Die Folgen

Seine Erfahrungen aus der Knastzeit in Lenzburg verarbeitete Alexander Ziegler gleich doppelt. Im Berner Galerietheater Die Rampe brachte Regisseur Paul Roland 1970 Zieglers Theaterstück "Zellengeflüster - Ein Stück Realität" zur Uraufführung. Die böse, teils dokumentarische Abrechnung mit den Beamten im Schweizer Justizsystem wurde später auch in anderen Kleintheatern inszeniert. Ziegler spielte in der Erstaufführung und später auch in Zürich einen Häftling, der seit drei Jahren wegen angeblicher Vergewaltigung eines minderjährigen Mädchens eine Haftstrafe absitzt und von der Sinnlosigkeit des damaligen Strafvollzugs überzeugt ist.

Seine Gefängniszeit und die späteren schlimmen Erlebnisse des jungen Thomas verwebte Ziegler 1975 zu einer packenden Romangeschichte: "Die Konsequenz" beschreibt das Scheitern einer schwulen Liebe am Widerstand einer verständnislosen Umwelt. Ziegler schildert, wie der sensible Junge von den Eltern in eine Besserungsanstalt gesteckt wird. Der Junge zerbricht an der Brutalität eines Wärters, an Kerkerstrafen und bösartigen Kameraden, obwohl sich sein Freund Martin (Ziegler beschreibt sich in dieser Figur selber) in die Anstalt einschleusen kann und die beiden nach Deutschland fliehen.

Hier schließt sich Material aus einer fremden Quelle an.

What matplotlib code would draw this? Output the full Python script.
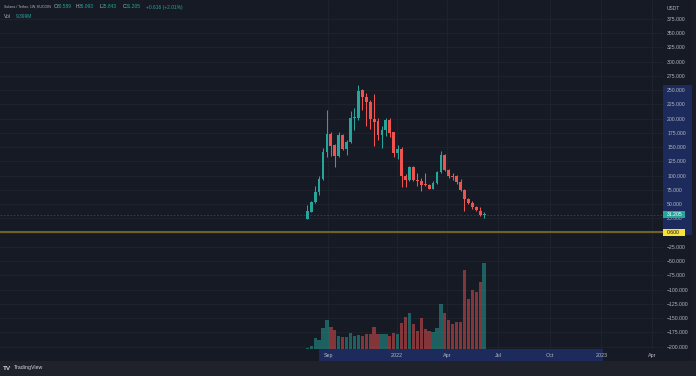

Dort will ihnen ein nicht geouteter, schwuler Bundestagsabgeordneter helfen, aber nur, wenn Thomas bei ihm bleibt… Ziegler erzählt dies plakativ in Rückblenden, in der Rahmenhandlung geht es um die psychiatrische Beurteilung von Thomas nach einem Suizidversuch. Das Erfolgsbuch erschien 1975 und fand damals fast durchwegs gute Kritiken.

Der junge deutsche Filmproduzent Bernd Eichinger und der spätere Hollywoodregisseur Wolfgang Petersen erkannten das filmische Potential von Alexander Zieglers Melodrama. Petersen drehte seinen 20. Film "Die Konsequenz" aus künstlerischen Gründen in Schwarzweiss. Die Hauptrolle  besetzte er mit Jürgen Prochnow, der als einer der ersten Starschauspieler überhaupt im deutschsprachigen Raum eine ernste Schwulenrolle übernahm. Der gutaussehende 17-jährige Laie Ernst Hannawald, der eine schwere Jugend hinter sich hatte, wirkte als Thomas besonders glaubwürdig. Nebenrollen übernahmen auch bekannte Schweizer Schauspieler; so etwa spielten Erwin Parker und Alexander Ziegler Häftlinge, Walo Lüönd den Wärter Manzoni oder Erwin Kohlund den Gefängnisdirektor.

Die Uraufführung des TV/Kinofilms "Die Konsequenz" Ende Oktober 1977 an den Hofer Filmtagen fand ein starkes Medienecho, die Filmkritik war einhellig begeistert. Doch das brisante Thema der "Konsequenz" verursachte einen Skandal, der überall Schlagzeilen und wohl auch neugierig auf den Film selber machte: Der Bayerische Rundfunk boykottierte die Erstausstrahlung am 8. November 1977 in der ARD, und ganz Bayern musste sich ein harmloses Ersatzprogramm ansehen... Dennoch: Das erschütternde, als "wertvoll" ausgezeichnete schwule Liebesdrama fand im Fernsehen, in den Kinos und sogar in den USA ein Millionenpublikum. Das Drehbuch, von Ziegler und Petersen gemeinsam verfasst, erhielt den deutschen Kritikerpreis und den Adolf-Grimme-Preis (in Bronze), eine der renommiertesten Auszeichnungen für TV-Sendungen in Deutschland.